Still needing answers, I took my questions about baby sleep to each of the two weekly new mom groups that my baby and I attended. Most of the other women were as unsure as I was, but, as is often the case in mom groups, each had their resident zealot. At the first, I was the recipient of a lecture on exactly which sleep training books to buy and told with ironclad certainty that not sleep training causes babies to be poor sleepers as adults. At the second, I was sternly informed that children who are made to cry it out lose IQ points and that parents who sleep train are just being lazy.

The Internet -- unsurprisingly -- was just as fraught with contradictory information. In forum after forum, the zealots from each side fought it out, all citing opposing statistics and attempting to convert the other side. The certainty of each camp unsettled me, that is, until it hit me: What I'd like to do differently from my mother, the outspoken ladies from my playgroups and participants in Internet flame wars is to have less confidence. Yes, less. I'd like to have less confidence.

By surrendering to insecurity, I'm finally free of the worry that other people are judging me because I know that they are. And that's fine! And sometimes they might even be right! Once, when my oldest was approaching 1, I admitted to another mom group that I hadn't started brushing her teeth yet because, you know, she was gonna lose all those teeth anyway. The other women recoiled in such a way that -- once I got over being offended at not being offered unwavering support for my "choice" -- I finally realized that maybe I needed to run into Target for a baby toothbrush on the way home. Not all judgment is baseless. Sometimes I need horrified onlookers to make me realize that I could be doing better.

Which brings me back to the zoo. I was miffed by the judgment I thought that other mom was heaping on me. However, I took her response as potentially valuable feedback, reconsidered my bluntness about death and then, in that case, I decided that the hard truth was right for my particular child in this particular circumstance. I often take my daughter hiking in the hills above where rattlesnakes have been known to roam. A healthy fear of snakes could possibly save her life and she's thick-skinned enough to take such information in without it keeping her up at night. But I'm probably going to have to take a different approach with her younger brother, as at age 2, he's already developed a fear of butterflies.

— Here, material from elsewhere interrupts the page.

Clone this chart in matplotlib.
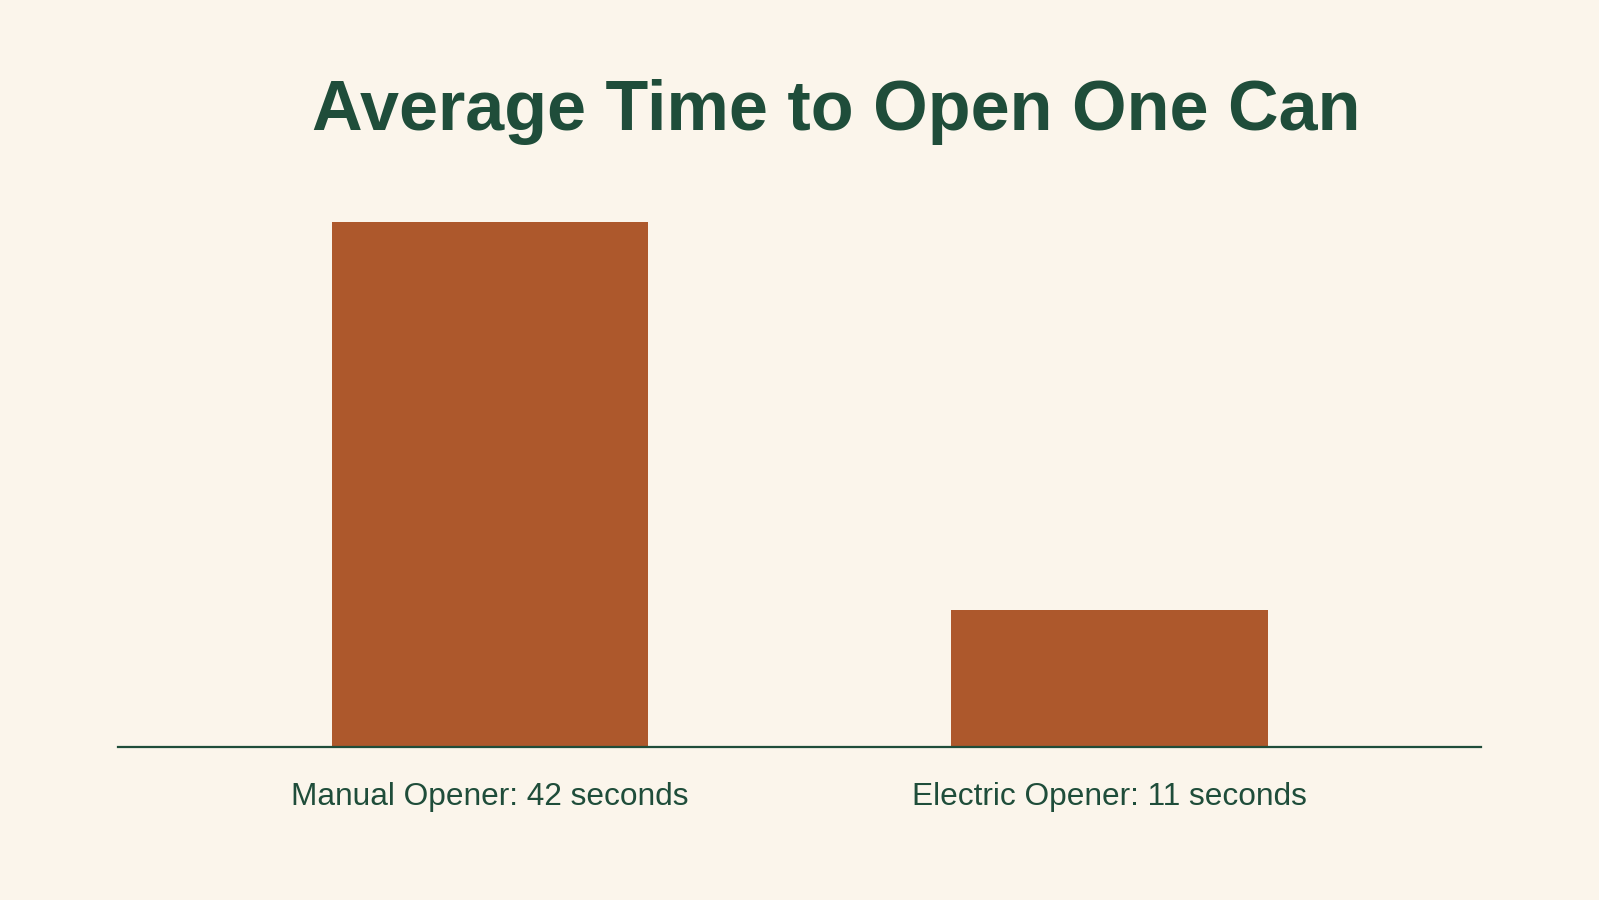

Off the top of my head, I can think of at least a dozen occasions on which I was totally confident in my parenting when I shouldn't have been. Like, this one time I got super-mad at a mom group that was all judgy about my willingness to let my daughter's baby teeth rot out of her head. Whoops! And that's the problem with confidence. I'm sure of that. But certainly there's a scenario in which unquestioning confidence makes sense? Nah, I'm not sure.